C’était un énorme vieillard qui paraissait suspendu dans le temps et la mémoire, et je l’aimais beaucoup. J’avais huit ans quand il est mort, j’en ai été désespéré. Il me racontait sa vie et tout ce qui s’était passé dans le village et dans le pays depuis des temps immémoriaux. Il me racontait en détail les guerres auxquelles il avait participé et les grands massacres des plantations bananières qui se sont produits l’année de ma naissance et ont laissé une trace durable dans l’histoire de la Colombie.
Vous êtes originaire des Caraïbes et vos livres reflètent la réalité fiévreuse et débordante de cette région. Est-ce à cela que vous attribuez ce « fantastique quotidien » qui les a rendus populaires dans le monde entier ?

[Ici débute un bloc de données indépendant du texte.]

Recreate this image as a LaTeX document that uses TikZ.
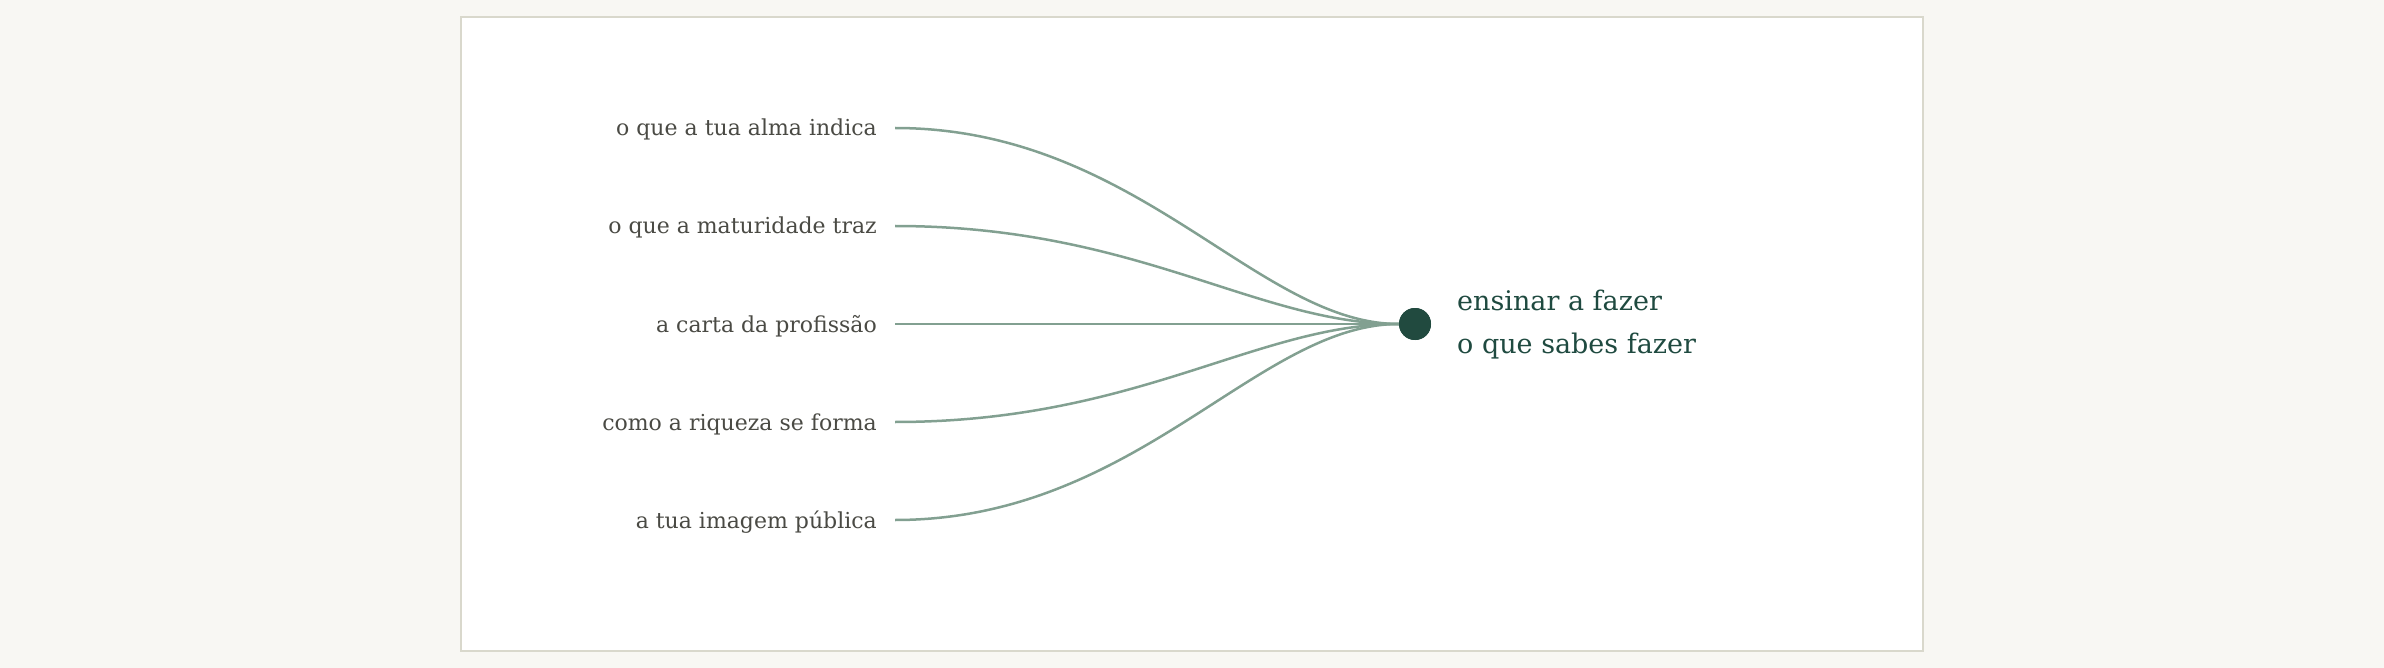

Il existe aux Caraïbes une symbiose parfaite, ou en tout cas plus évidente qu’ailleurs entre l’homme, le milieu naturel et la vie quotidienne. J’ai grandi dans un village perdu au fond des marécages et de la forêt vierge, sur la côte nord de la Colombie. Pour les habitants des Caraïbes, les catastrophes naturelles et les tragédies humaines sont le pain quotidien de l’existence. [..]
J’ajoute que cet univers est fortement imprégné des mythologies importées par les esclaves, combinées aux légendes indiennes et à l’imagination andalouse. Cela donne une vision très particulière, une conception de la vie qui donne à toute chose un aspect merveilleux, et que l’on retrouve dans mes romans.